# [PROBLEM]
Copy every line from the material below that holds "chart".

# [GIVEN DATA]

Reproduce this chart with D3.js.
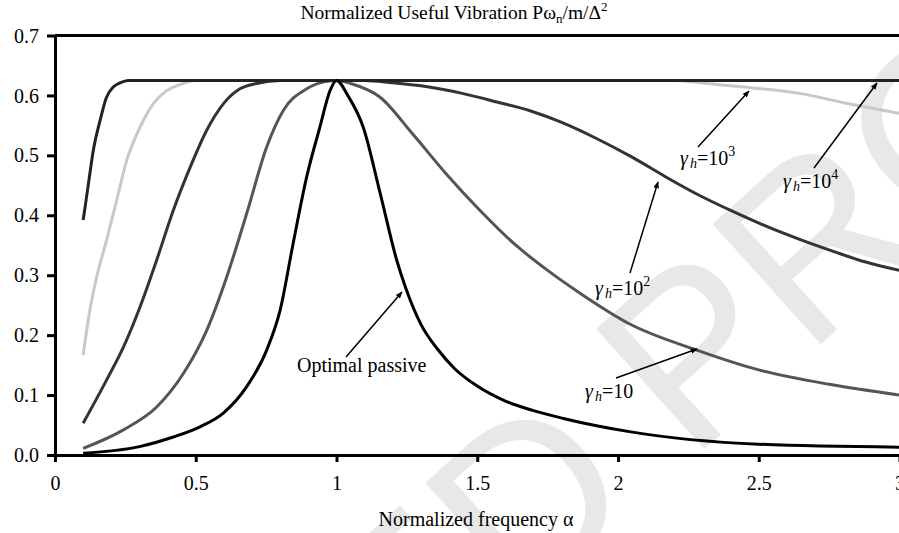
<!DOCTYPE html>
<html>
<head>
<meta charset="utf-8">
<script src="https://cdn.jsdelivr.net/npm/d3@7"></script>
<style>
	body { margin: 0; background: #fff; }
	svg { display: block; font-family: "Liberation Serif", "Times New Roman", serif; }
</style>
</head>
<body>
<svg id="chart" width="899" height="533"></svg>
<script>
// [alpha, normalized power]
var optimalPassive = [[0.1,0.003],[0.3,0.014],[0.42,0.03],[0.515,0.047],[0.598,0.07],[0.681,0.114],[0.752,0.175],[0.8,0.242],[0.846,0.353],[0.894,0.464],[0.941,0.547],[0.977,0.608],[1.0,0.625],[1.04,0.6],[1.095,0.547],[1.155,0.437],[1.214,0.325],[1.245,0.28],[1.3,0.218],[1.36,0.176],[1.42,0.144],[1.5,0.115],[1.6,0.09],[1.7,0.074],[1.806,0.061],[2.04,0.039],[2.5,0.018],[3.0,0.013]];
var gamma10 = [[0.1,0.011],[0.243,0.042],[0.361,0.08],[0.456,0.136],[0.539,0.208],[0.61,0.297],[0.681,0.403],[0.752,0.514],[0.811,0.575],[0.894,0.611],[0.96,0.623],[1.0,0.625],[1.05,0.62],[1.155,0.597],[1.27,0.536],[1.39,0.469],[1.51,0.408],[1.63,0.353],[1.75,0.308],[1.865,0.27],[2.04,0.219],[2.28,0.175],[2.5,0.142],[2.75,0.118],[3.0,0.1]];
var gamma100 = [[0.1,0.053],[0.183,0.125],[0.243,0.18],[0.302,0.247],[0.361,0.325],[0.42,0.408],[0.48,0.48],[0.539,0.542],[0.598,0.586],[0.657,0.611],[0.716,0.62],[0.8,0.625],[1.1,0.625],[1.2,0.621],[1.3,0.616],[1.45,0.603],[1.57,0.589],[1.69,0.574],[1.8,0.555],[1.92,0.529],[2.05,0.497],[2.17,0.464],[2.29,0.433],[2.41,0.406],[2.53,0.381],[2.65,0.359],[2.77,0.339],[2.88,0.322],[3.0,0.308]];
var gamma1000 = [[0.1,0.167],[0.124,0.242],[0.148,0.297],[0.183,0.358],[0.219,0.425],[0.255,0.492],[0.302,0.547],[0.349,0.586],[0.397,0.608],[0.444,0.618],[0.5,0.625],[2.2,0.625],[2.29,0.621],[2.47,0.613],[2.65,0.603],[2.82,0.586],[3.0,0.57]];
var gamma10000 = [[0.1,0.392],[0.107,0.414],[0.124,0.47],[0.136,0.508],[0.16,0.558],[0.183,0.597],[0.207,0.614],[0.231,0.621],[0.26,0.625],[3.0,0.625]];

var xTicks = [0, 0.5, 1, 1.5, 2, 2.5, 3];
var yTicks = [0, 0.1, 0.2, 0.3, 0.4, 0.5, 0.6, 0.7];

var series = [
	{ name: "1e3", pts: gamma1000, color: "#c8c8c8", width: 3 },
	{ name: "10", pts: gamma10, color: "#555", width: 3 },
	{ name: "1e2", pts: gamma100, color: "#333", width: 3 },
	{ name: "1e4", pts: gamma10000, color: "#222", width: 3 },
	{ name: "passive", pts: optimalPassive, color: "#000", width: 3 }
];

var serif = "'Liberation Serif', 'Times New Roman', serif";
var svg = d3.select("#chart");
var x = d3.scaleLinear().domain([0, 3]).range([55, 899.5]);
var y = d3.scaleLinear().domain([0, 0.7]).range([455, 35.5]);

// watermark
var wm = svg.append("g")
	.attr("transform", "translate(690,462) rotate(-42)")
	.style("font-family", "'Liberation Sans', Arial, sans-serif")
	.style("font-size", "235px")
	.attr("fill", "#e8e8e8");
wm.append("text").attr("x", -60).attr("text-anchor", "end").text("UNCORRECTED");
wm.append("text").attr("x", 0).text("PROOF");

var line = d3.line()
	.x(function(d) { return x(d[0]); })
	.y(function(d) { return y(d[1]); })
	.curve(d3.curveMonotoneX);

svg.append("g").selectAll("path")
	.data(series)
	.enter()
	.append("path")
	.attr("d", function(d) { return line(d.pts); })
	.attr("fill", "none")
	.attr("stroke", function(d) { return d.color; })
	.attr("stroke-width", function(d) { return d.width; })
	.attr("stroke-linejoin", "round");

// axes
var xAxis = svg.append("g")
	.attr("transform", "translate(0," + y(0) + ")")
	.call(d3.axisBottom(x).tickValues(xTicks).tickSize(7).tickSizeOuter(0).tickPadding(18)
		.tickFormat(function(d) { return d; }));
var yAxis = svg.append("g")
	.attr("transform", "translate(" + x(0) + ",0)")
	.call(d3.axisLeft(y).tickValues(yTicks).tickSize(8).tickSizeOuter(0).tickPadding(8)
		.tickFormat(d3.format(".1f")));
svg.selectAll(".domain, .tick line").attr("stroke", "#000").attr("stroke-width", 3);
svg.selectAll(".tick text")
	.attr("fill", "#000")
	.style("font-family", serif)
	.style("font-size", "20px");
xAxis.selectAll(".tick text").attr("dy", "0.5em");
yAxis.selectAll(".tick text").attr("dy", "0.33em");

// top frame
svg.append("line")
	.attr("x1", x(0)).attr("x2", 899)
	.attr("y1", y(0.7)).attr("y2", y(0.7))
	.attr("stroke", "#000").attr("stroke-width", 3);

// titles
var title = svg.append("text")
	.attr("x", 454).attr("y", 19)
	.attr("text-anchor", "middle")
	.style("font-family", serif)
	.style("font-size", "19.5px");
title.append("tspan").text("Normalized Useful Vibration P\u03c9");
title.append("tspan").attr("dy", 4).style("font-size", "13px").text("n");
title.append("tspan").attr("dy", -4).text("/m/\u0394");
title.append("tspan").attr("dy", -8).style("font-size", "13px").text("2");

svg.append("text")
	.attr("x", 476).attr("y", 526)
	.attr("text-anchor", "middle")
	.style("font-family", serif)
	.style("font-size", "20px")
	.text("Normalized frequency \u03b1");

// annotations
svg.append("defs").append("marker")
	.attr("id", "arrow")
	.attr("viewBox", "0 0 10 10")
	.attr("refX", 9).attr("refY", 5)
	.attr("markerWidth", 7).attr("markerHeight", 7)
	.attr("markerUnits", "userSpaceOnUse")
	.attr("orient", "auto")
	.append("path")
	.attr("d", "M0,1 L10,5 L0,9 Z")
	.attr("fill", "#000");

var notes = [
	{ sub: null, text: "Optimal passive", tx: 297, ty: 372, x1: 346, y1: 357, x2: 402, y2: 292 },
	{ sup: null, text: "=10", tx: 585, ty: 398, x1: 616, y1: 378, x2: 697, y2: 349 },
	{ sup: "2", text: "=10", tx: 595, ty: 295, x1: 630, y1: 273, x2: 658, y2: 182 },
	{ sup: "3", text: "=10", tx: 680, ty: 165, x1: 698, y1: 147, x2: 749, y2: 91 },
	{ sup: "4", text: "=10", tx: 783, ty: 188, x1: 814, y1: 168, x2: 877, y2: 83 }
];

notes.forEach(function(n, i) {
	svg.append("line")
		.attr("x1", n.x1).attr("y1", n.y1)
		.attr("x2", n.x2).attr("y2", n.y2)
		.attr("stroke", "#000").attr("stroke-width", 1.5)
		.attr("marker-end", "url(#arrow)");
	var t = svg.append("text")
		.attr("x", n.tx).attr("y", n.ty)
		.style("font-family", serif)
		.style("font-size", "20px");
	if (i == 0) {
		t.text(n.text);
		return;
	}
	t.append("tspan").style("font-style", "italic").text("\u03b3");
	t.append("tspan").attr("dy", 3).attr("dx", 2).style("font-style", "italic").style("font-size", "14px").text("h");
	t.append("tspan").attr("dy", -3).text(n.text);
	if (n.sup) t.append("tspan").attr("dy", -9).style("font-size", "14px").text(n.sup);
});
</script>
</body>
</html>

# [RESULT OF THE TASK]
Reproduce this chart with D3.js.
<svg id="chart" width="899" height="533"></svg>
var svg = d3.select("#chart");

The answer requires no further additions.